> **Written request**: Leave out the images and repeat the listing below without a single change.

** START **

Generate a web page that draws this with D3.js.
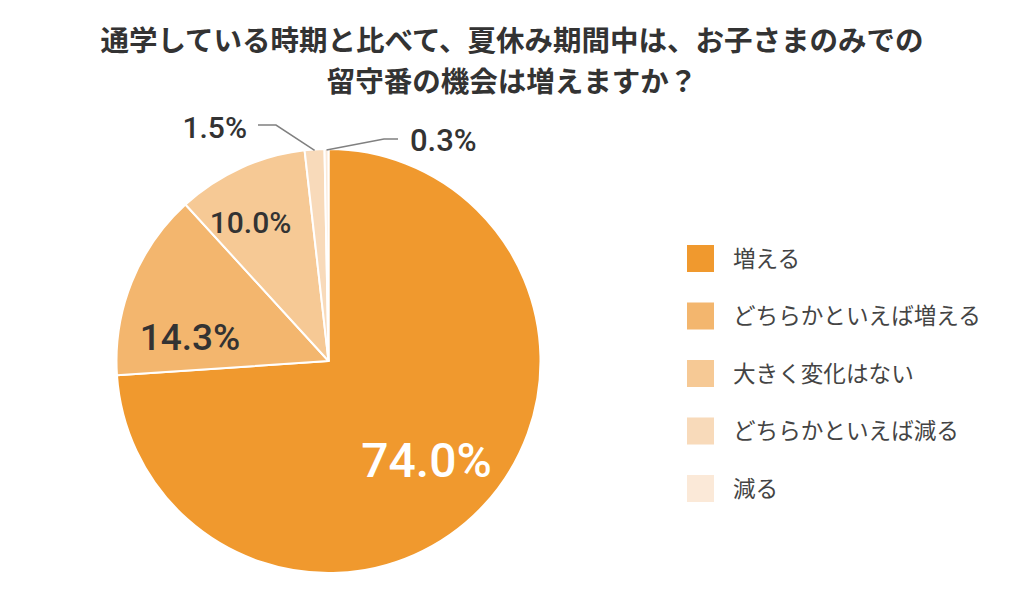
<!DOCTYPE html>
<html><head><meta charset="utf-8">
<script src="https://cdn.jsdelivr.net/npm/d3@7"></script>
<style>
html,body{margin:0;padding:0;background:#fff;}
svg{display:block;}
</style></head>
<body>
<svg id="chart" width="1024" height="593"></svg>
<script>
const titleLines = ["通学している時期と比べて、夏休み期間中は、お子さまのみでの", "留守番の機会は増えますか？"];
const categories = ["増える", "どちらかといえば増える", "大きく変化はない", "どちらかといえば減る", "減る"];
const values = [74.0, 14.3, 10.0, 1.5, 0.3];
const valueLabels = ["74.0%", "14.3%", "10.0%", "1.5%", "0.3%"];
const colors = ["#F0992E", "#F3B66E", "#F6C995", "#F8DABA", "#FBE9D8"];

const svg = d3.select("#chart");
const cx = 328.5, cy = 361, R = 212;
const jpFont = "'Noto Sans CJK JP', 'Noto Sans', sans-serif";
const numFont = "Roboto, 'Noto Sans', sans-serif";

// title
svg.append("g").selectAll("text").data(titleLines).join("text")
  .attr("x", 512).attr("y", (d, i) => 51 + i * 41)
  .attr("text-anchor", "middle")
  .style("font-family", jpFont).style("font-weight", 700)
  .style("font-size", "28.5px").style("fill", "#333")
  .text(d => d);

// pie
const data = categories.map((c, i) => ({cat: c, value: values[i], label: valueLabels[i], color: colors[i]}));
const pie = d3.pie().sort(null).value(d => d.value).startAngle(0).endAngle(2 * Math.PI);
const arc = d3.arc().innerRadius(0).outerRadius(R);
const arcs = pie(data);
const g = svg.append("g").attr("transform", `translate(${cx},${cy})`);
g.selectAll("path").data(arcs).join("path")
  .attr("d", arc).attr("fill", d => d.data.color)
  .attr("stroke", "#fff").attr("stroke-width", 2).attr("stroke-linejoin", "round");

// value labels (layout positions)
const labelLayout = [
  {x: 426.5, y: 477, anchor: "middle", size: 48, fill: "#fff"},
  {x: 190, y: 350, anchor: "middle", size: 37, fill: "#333"},
  {x: 250.5, y: 233, anchor: "middle", size: 30, fill: "#333"},
  {x: 247, y: 138, anchor: "end", size: 30, fill: "#333"},
  {x: 410, y: 151, anchor: "start", size: 31, fill: "#333"}
];
svg.append("g").selectAll("text").data(arcs).join("text")
  .attr("x", (d, i) => labelLayout[i].x)
  .attr("y", (d, i) => labelLayout[i].y)
  .attr("text-anchor", (d, i) => labelLayout[i].anchor)
  .style("font-family", numFont).style("font-weight", 500)
  .style("font-size", (d, i) => labelLayout[i].size + "px")
  .style("fill", (d, i) => labelLayout[i].fill)
  .text(d => d.data.label);

// leader lines for small slices
const leaders = [
  {i: 3, pts: [[258, 125], [276, 125]]},
  {i: 4, pts: [[398, 139], [384, 139]]}
];
leaders.forEach(l => {
  const a = arcs[l.i];
  const mid = (a.startAngle + a.endAngle) / 2;
  const ex = cx + Math.sin(mid) * (R - 1), ey = cy - Math.cos(mid) * (R - 1);
  svg.append("path")
    .attr("d", d3.line()([...l.pts, [ex, ey]]))
    .attr("fill", "none").attr("stroke", "#808080").attr("stroke-width", 1.5);
});

// legend
const legend = svg.append("g").attr("transform", "translate(687,245)");
const li = legend.selectAll("g").data(data).join("g")
  .attr("transform", (d, i) => `translate(0,${i * 57.5})`);
li.append("rect").attr("width", 27).attr("height", 27).attr("fill", d => d.color);
li.append("text").attr("x", 46).attr("y", 21.5)
  .style("font-family", jpFont).style("font-size", "22.6px").style("fill", "#444")
  .text(d => d.cat);
</script>
</body></html>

** END **

> **Task output**:
Generate a web page that draws this with D3.js.
<!DOCTYPE html>
<html><head><meta charset="utf-8">
<script src="https://cdn.jsdelivr.net/npm/d3@7"></script>
<style>
html,body{margin:0;padding:0;background:#fff;}
svg{display:block;}
</style></head>
<body>
<svg id="chart" width="1024" height="593"></svg>
<script>
const titleLines = ["通学している時期と比べて、夏休み期間中は、お子さまのみでの", "留守番の機会は増えますか？"];
const categories = ["増える", "どちらかといえば増える", "大きく変化はない", "どちらかといえば減る", "減る"];
const values = [74.0, 14.3, 10.0, 1.5, 0.3];
const valueLabels = ["74.0%", "14.3%", "10.0%", "1.5%", "0.3%"];
const colors = ["#F0992E", "#F3B66E", "#F6C995", "#F8DABA", "#FBE9D8"];

const svg = d3.select("#chart");
const cx = 328.5, cy = 361, R = 212;
const jpFont = "'Noto Sans CJK JP', 'Noto Sans', sans-serif";
const numFont = "Roboto, 'Noto Sans', sans-serif";

// title
svg.append("g").selectAll("text").data(titleLines).join("text")
  .attr("x", 512).attr("y", (d, i) => 51 + i * 41)
  .attr("text-anchor", "middle")
  .style("font-family", jpFont).style("font-weight", 700)
  .style("font-size", "28.5px").style("fill", "#333")
  .text(d => d);

// pie
const data = categories.map((c, i) => ({cat: c, value: values[i], label: valueLabels[i], color: colors[i]}));
const pie = d3.pie().sort(null).value(d => d.value).startAngle(0).endAngle(2 * Math.PI);
const arc = d3.arc().innerRadius(0).outerRadius(R);
const arcs = pie(data);
const g = svg.append("g").attr("transform", `translate(${cx},${cy})`);
g.selectAll("path").data(arcs).join("path")
  .attr("d", arc).attr("fill", d => d.data.color)
  .attr("stroke", "#fff").attr("stroke-width", 2).attr("stroke-linejoin", "round");

// value labels (layout positions)
const labelLayout = [
  {x: 426.5, y: 477, anchor: "middle", size: 48, fill: "#fff"},
  {x: 190, y: 350, anchor: "middle", size: 37, fill: "#333"},
  {x: 250.5, y: 233, anchor: "middle", size: 30, fill: "#333"},
  {x: 247, y: 138, anchor: "end", size: 30, fill: "#333"},
  {x: 410, y: 151, anchor: "start", size: 31, fill: "#333"}
];
svg.append("g").selectAll("text").data(arcs).join("text")
  .attr("x", (d, i) => labelLayout[i].x)
  .attr("y", (d, i) => labelLayout[i].y)
  .attr("text-anchor", (d, i) => labelLayout[i].anchor)
  .style("font-family", numFont).style("font-weight", 500)
  .style("font-size", (d, i) => labelLayout[i].size + "px")
  .style("fill", (d, i) => labelLayout[i].fill)
  .text(d => d.data.label);

// leader lines for small slices
const leaders = [
  {i: 3, pts: [[258, 125], [276, 125]]},
  {i: 4, pts: [[398, 139], [384, 139]]}
];
leaders.forEach(l => {
  const a = arcs[l.i];
  const mid = (a.startAngle + a.endAngle) / 2;
  const ex = cx + Math.sin(mid) * (R - 1), ey = cy - Math.cos(mid) * (R - 1);
  svg.append("path")
    .attr("d", d3.line()([...l.pts, [ex, ey]]))
    .attr("fill", "none").attr("stroke", "#808080").attr("stroke-width", 1.5);
});

// legend
const legend = svg.append("g").attr("transform", "translate(687,245)");
const li = legend.selectAll("g").data(data).join("g")
  .attr("transform", (d, i) => `translate(0,${i * 57.5})`);
li.append("rect").attr("width", 27).attr("height", 27).attr("fill", d => d.color);
li.append("text").attr("x", 46).attr("y", 21.5)
  .style("font-family", jpFont).style("font-size", "22.6px").style("fill", "#444")
  .text(d => d.cat);
</script>
</body></html>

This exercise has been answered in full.